Thursday, May 08, 2008

Despite Its Successes the Surge Has Failed Its Tests

One of the most surprising things about the five-year course of the war in Iraq for someone who studies strategy, performance management, and learning in large organizations has been the readiness of the Bush Administration to set strategies without goals. And without goals, it’s impossible to tell what results are relevant to a strategy.

For example, when Senators asked General Petraeus at a hearing on Wednesday what conditions would let him withdraw troops, he basically replied he would withdraw troops when conditions were right – a circularity.

War opponents jump to the conclusion that the real goal must be to maintain a conflict posture somehow favoring Republicans in upcoming elections. The job of a loyal opposition is to jump to that sort of conclusion because the biggest political risk of an elective war is that it may really serve to distract voters from problems at home.

But defining a goal for the surge was no easy task. It’s had important salutary effects. Violence has fallen for half a year – especially among Iraqis – and every Iraqi life saved is as precious as an American’s.

Yet the U.S. could not have asserted a reduction in violence as the principal goal without empowering every force opposing the Iraqi government to undermine the case for an irksome U.S. troop presence. So whether you like it or not, the reduction in violence is not relevant to the question whether the surge is succeeding in meeting its goal.

Instead, Congress basically assumed the goal was to ensure progress toward political reconciliation. After all, it’s hard to justify any troop presence in Iraq without the possibility of political progress.

That explains why the eighteen benchmarks arduously negotiated with the Iraqi leadership and signed into law by the President on 25 May 2007 focus on the contribution Iraqis promised to make toward political reconciliation and their own security.

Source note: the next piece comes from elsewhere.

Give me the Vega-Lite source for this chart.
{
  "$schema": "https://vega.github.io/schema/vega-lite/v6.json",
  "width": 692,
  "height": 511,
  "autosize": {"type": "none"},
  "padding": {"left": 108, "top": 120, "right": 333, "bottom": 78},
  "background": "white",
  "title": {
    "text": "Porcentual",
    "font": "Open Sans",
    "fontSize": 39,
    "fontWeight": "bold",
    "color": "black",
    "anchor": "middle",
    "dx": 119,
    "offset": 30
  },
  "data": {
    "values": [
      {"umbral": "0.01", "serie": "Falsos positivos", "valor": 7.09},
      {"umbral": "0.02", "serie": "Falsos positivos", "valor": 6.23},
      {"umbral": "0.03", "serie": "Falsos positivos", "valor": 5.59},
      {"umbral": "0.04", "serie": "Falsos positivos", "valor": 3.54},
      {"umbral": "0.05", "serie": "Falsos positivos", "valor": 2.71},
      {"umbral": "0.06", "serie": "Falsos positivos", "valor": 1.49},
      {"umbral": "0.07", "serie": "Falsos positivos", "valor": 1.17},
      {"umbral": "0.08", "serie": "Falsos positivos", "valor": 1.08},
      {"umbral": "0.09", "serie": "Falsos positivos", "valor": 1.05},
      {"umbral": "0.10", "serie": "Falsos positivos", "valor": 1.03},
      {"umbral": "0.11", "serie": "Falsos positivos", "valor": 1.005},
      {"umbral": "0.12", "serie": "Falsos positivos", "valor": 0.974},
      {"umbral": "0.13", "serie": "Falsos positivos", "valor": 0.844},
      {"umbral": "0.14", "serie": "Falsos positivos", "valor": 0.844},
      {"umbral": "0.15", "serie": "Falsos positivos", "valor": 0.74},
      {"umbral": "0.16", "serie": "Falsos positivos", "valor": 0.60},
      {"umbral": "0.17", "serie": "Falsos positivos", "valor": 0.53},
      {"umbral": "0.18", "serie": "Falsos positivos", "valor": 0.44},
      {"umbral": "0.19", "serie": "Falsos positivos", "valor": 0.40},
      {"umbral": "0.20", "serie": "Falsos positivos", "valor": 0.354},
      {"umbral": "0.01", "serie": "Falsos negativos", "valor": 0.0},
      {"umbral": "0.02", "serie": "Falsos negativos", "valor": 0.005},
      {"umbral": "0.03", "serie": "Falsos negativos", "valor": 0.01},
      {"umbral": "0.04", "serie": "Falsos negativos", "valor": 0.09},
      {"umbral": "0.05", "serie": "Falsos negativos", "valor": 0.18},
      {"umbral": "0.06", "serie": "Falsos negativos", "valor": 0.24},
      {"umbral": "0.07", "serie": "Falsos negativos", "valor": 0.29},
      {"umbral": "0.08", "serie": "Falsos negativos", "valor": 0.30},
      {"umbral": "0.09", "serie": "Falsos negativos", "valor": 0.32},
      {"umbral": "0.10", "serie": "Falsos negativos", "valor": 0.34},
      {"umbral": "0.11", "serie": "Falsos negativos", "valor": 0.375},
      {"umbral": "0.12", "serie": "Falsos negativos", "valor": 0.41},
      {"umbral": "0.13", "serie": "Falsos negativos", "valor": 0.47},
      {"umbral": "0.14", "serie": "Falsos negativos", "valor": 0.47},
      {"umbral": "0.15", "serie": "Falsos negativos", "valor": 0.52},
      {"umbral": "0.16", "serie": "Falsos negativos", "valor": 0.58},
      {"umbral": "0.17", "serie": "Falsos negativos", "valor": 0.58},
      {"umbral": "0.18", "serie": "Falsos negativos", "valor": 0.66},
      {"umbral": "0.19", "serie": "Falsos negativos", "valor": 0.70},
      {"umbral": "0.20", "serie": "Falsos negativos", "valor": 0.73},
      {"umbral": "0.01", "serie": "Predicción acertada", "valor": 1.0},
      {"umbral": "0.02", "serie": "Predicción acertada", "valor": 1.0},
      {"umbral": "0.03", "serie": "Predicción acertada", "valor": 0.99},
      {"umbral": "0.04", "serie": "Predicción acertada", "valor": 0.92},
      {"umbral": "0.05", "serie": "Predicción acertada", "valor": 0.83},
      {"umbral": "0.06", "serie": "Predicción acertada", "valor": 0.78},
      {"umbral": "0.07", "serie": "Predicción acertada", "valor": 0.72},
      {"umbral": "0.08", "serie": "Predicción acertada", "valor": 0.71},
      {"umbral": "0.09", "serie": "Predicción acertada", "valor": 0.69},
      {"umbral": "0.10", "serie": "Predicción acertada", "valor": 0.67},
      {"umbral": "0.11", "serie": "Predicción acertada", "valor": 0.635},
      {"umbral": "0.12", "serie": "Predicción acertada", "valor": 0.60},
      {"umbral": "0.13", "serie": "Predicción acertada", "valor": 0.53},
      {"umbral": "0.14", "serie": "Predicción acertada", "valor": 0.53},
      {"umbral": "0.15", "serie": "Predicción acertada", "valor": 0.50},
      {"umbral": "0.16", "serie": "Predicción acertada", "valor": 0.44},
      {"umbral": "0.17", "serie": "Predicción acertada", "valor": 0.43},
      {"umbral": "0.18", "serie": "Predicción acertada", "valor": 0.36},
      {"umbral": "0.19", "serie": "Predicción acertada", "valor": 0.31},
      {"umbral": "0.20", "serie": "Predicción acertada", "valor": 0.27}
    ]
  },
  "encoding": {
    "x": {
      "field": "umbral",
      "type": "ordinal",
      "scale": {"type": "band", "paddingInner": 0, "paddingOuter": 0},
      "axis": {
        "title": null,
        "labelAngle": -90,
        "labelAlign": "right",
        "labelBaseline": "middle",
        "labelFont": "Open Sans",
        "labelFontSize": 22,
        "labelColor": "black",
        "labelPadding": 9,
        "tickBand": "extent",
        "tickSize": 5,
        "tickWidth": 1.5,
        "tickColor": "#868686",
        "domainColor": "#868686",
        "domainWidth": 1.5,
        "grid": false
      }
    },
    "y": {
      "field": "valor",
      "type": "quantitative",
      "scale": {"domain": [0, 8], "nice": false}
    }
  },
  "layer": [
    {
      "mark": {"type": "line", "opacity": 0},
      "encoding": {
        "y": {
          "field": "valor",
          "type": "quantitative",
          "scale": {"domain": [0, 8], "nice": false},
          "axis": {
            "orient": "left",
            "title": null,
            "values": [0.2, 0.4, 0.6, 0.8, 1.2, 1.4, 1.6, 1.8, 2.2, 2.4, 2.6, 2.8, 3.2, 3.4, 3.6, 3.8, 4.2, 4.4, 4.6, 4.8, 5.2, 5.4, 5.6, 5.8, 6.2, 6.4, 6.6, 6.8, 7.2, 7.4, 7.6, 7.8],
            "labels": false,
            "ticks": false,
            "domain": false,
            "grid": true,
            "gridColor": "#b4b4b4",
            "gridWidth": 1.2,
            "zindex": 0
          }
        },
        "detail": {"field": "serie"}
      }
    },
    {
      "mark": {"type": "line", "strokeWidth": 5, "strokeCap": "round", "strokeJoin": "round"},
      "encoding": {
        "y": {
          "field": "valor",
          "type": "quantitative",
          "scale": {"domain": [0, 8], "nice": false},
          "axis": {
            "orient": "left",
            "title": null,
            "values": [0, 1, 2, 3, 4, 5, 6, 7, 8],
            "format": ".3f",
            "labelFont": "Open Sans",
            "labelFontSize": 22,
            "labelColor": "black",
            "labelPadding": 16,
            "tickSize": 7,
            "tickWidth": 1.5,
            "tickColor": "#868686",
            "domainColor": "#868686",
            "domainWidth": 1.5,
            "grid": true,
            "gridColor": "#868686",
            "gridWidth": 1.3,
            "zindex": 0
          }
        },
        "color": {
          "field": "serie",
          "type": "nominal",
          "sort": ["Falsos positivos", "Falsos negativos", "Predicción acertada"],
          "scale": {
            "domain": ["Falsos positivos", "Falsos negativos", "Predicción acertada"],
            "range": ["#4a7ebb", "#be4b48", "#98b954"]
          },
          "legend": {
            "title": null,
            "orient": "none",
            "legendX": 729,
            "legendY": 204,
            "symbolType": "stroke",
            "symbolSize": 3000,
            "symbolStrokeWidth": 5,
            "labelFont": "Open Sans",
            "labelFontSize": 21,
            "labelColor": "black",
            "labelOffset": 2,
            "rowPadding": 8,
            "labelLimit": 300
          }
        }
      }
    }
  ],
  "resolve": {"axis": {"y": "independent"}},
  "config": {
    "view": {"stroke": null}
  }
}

What makes benchmarks relevant is their power to test our plans for getting things done. We pursue results against benchmarks to learn how to improve a strategy. That’s why it’s critically important to ask whether the troop surge strategy has advanced political reconciliation in Iraq. It has not.

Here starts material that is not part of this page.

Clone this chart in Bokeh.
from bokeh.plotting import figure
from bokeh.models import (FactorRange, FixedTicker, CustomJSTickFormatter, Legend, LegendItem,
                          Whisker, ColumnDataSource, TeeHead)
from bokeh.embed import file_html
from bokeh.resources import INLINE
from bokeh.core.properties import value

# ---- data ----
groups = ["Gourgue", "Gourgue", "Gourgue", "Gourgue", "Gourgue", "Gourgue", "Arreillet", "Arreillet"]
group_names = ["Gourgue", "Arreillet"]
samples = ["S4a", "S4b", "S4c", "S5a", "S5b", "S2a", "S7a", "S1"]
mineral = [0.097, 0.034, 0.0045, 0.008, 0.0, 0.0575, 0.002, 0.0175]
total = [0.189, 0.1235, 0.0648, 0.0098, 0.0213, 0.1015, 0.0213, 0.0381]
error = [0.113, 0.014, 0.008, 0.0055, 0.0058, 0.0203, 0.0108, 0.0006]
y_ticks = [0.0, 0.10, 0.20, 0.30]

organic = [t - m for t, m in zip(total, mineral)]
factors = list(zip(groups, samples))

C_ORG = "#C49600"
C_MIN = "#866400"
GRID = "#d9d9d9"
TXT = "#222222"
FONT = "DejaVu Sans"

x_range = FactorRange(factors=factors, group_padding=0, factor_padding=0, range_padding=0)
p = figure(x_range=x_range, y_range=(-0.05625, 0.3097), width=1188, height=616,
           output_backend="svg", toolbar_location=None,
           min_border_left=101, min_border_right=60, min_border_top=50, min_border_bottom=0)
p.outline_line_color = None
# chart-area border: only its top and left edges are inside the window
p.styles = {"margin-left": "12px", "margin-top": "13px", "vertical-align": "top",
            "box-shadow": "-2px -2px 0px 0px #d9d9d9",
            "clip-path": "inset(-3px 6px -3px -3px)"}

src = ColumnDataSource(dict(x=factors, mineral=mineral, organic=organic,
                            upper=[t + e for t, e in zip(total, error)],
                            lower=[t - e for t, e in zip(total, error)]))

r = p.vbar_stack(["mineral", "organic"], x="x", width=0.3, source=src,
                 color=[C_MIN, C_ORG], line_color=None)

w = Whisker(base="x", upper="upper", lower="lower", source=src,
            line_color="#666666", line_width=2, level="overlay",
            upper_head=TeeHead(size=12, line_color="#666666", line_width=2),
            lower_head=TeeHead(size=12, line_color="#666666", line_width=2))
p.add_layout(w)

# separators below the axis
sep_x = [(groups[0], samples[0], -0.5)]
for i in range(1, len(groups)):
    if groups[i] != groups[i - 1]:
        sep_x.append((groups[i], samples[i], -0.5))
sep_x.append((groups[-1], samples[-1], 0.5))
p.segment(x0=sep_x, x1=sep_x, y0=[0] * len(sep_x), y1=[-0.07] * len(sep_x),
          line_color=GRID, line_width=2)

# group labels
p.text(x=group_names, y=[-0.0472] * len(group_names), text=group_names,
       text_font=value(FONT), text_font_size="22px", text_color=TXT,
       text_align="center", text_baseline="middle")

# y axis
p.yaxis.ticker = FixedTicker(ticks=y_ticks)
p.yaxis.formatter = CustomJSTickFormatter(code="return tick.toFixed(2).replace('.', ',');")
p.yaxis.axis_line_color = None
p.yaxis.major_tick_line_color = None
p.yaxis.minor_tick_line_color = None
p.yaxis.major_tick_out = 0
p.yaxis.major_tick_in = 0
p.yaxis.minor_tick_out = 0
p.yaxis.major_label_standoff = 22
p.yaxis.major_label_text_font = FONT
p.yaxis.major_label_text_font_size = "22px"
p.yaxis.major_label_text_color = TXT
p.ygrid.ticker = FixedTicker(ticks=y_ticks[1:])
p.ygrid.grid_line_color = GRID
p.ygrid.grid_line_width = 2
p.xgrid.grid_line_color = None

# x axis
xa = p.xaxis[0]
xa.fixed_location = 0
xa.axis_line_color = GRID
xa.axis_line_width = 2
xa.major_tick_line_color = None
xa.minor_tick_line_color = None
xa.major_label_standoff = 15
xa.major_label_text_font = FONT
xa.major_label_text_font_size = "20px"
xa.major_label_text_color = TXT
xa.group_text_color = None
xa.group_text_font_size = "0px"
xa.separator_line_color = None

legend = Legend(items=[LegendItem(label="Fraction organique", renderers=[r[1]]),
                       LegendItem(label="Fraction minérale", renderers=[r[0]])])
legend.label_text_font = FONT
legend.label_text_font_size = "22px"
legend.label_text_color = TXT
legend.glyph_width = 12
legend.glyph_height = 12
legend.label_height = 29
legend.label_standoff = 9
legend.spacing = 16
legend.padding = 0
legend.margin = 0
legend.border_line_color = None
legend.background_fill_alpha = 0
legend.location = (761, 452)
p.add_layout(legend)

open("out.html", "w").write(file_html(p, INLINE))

·U.S. efforts to bribe and wean Sunni groups like the Sons of Iraq away from insurgency have undermined the benchmark on disarming militias.

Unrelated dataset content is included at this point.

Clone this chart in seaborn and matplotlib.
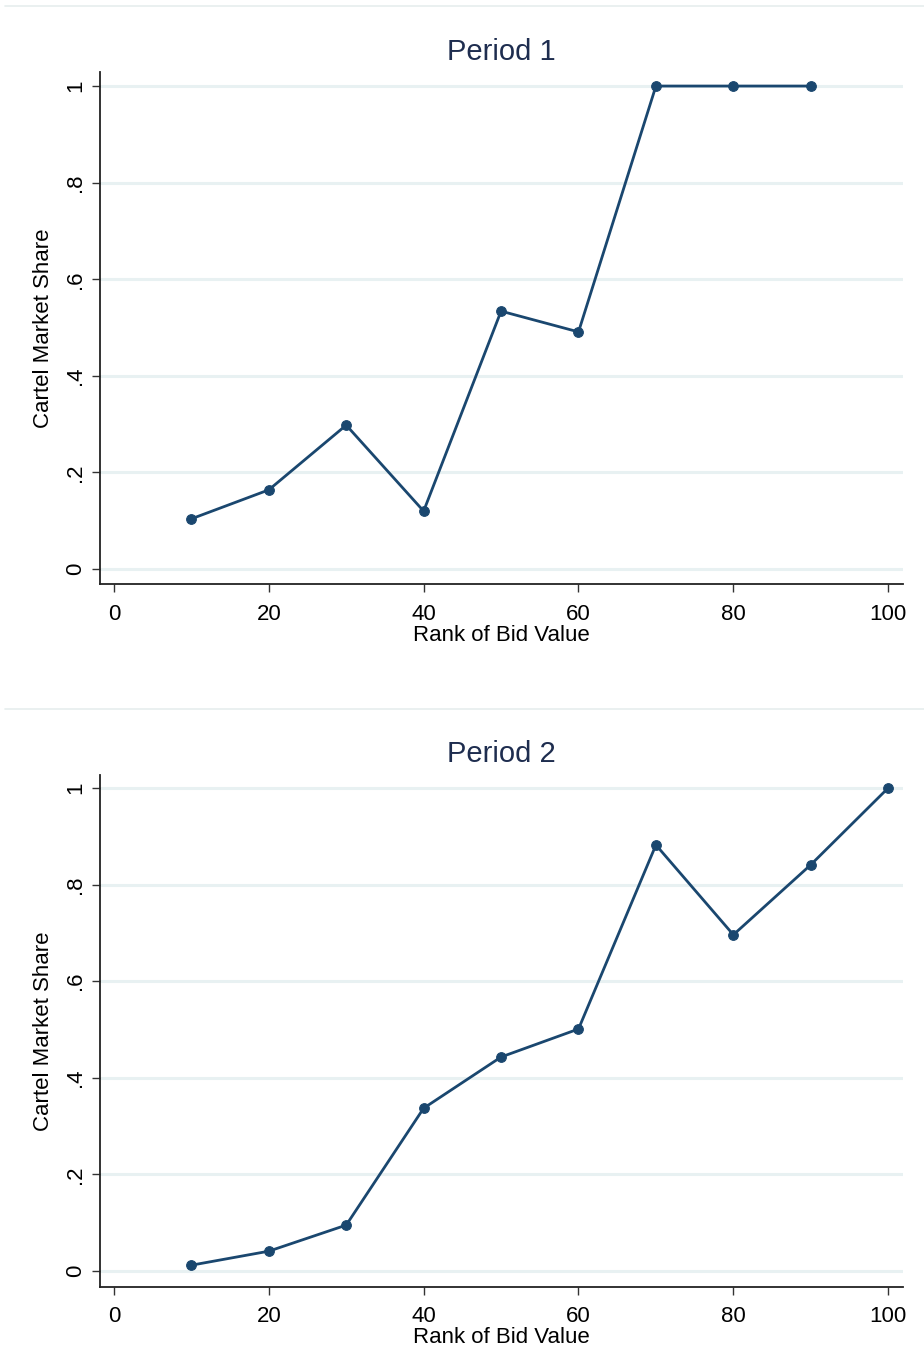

·Vice President Cheney's insistence – during a recent trip to Baghdad – on meeting the benchmark for provincial elections sparked something close to a civil war among Shia.

·Prime Minister al-Maliki's inability to pacify Basra, furthermore, has undermined confidence in the benchmarks on deploying security forces that the Iraqi government had supposedly met.

·Meanwhile, Iraqi observers hotly dispute claims of progress under the benchmarks on the security forces' freedom from partisan interference and the even-handedness of their operations.

·And Iraqis appear to have succeeded against the benchmark on reducing sectarian violence only because Sunni forces are regrouping in the north away from Baghdad – which just stores up trouble for the future.

It's tempting to cherry-pick these benchmarks and claim partial success. If a strategy fails any valid test in the form of a preponderance of relevant benchmarks, however, it fails as a strategy.

Imagine the folks at Bear Stearns claiming that even though their counter-parties lost all confidence in them the firm's treasury bills were still valuable. Or imagine an aircraft engine manufacturer arguing that although one of its turbine blades shattered the wing held up nicely and the plane landed.

What these benchmarks show is that the surge is failing because military reinforcement is not solving political problems. The potential of the surge to pacify parts of Iraq in the absence of such progress was never relevant.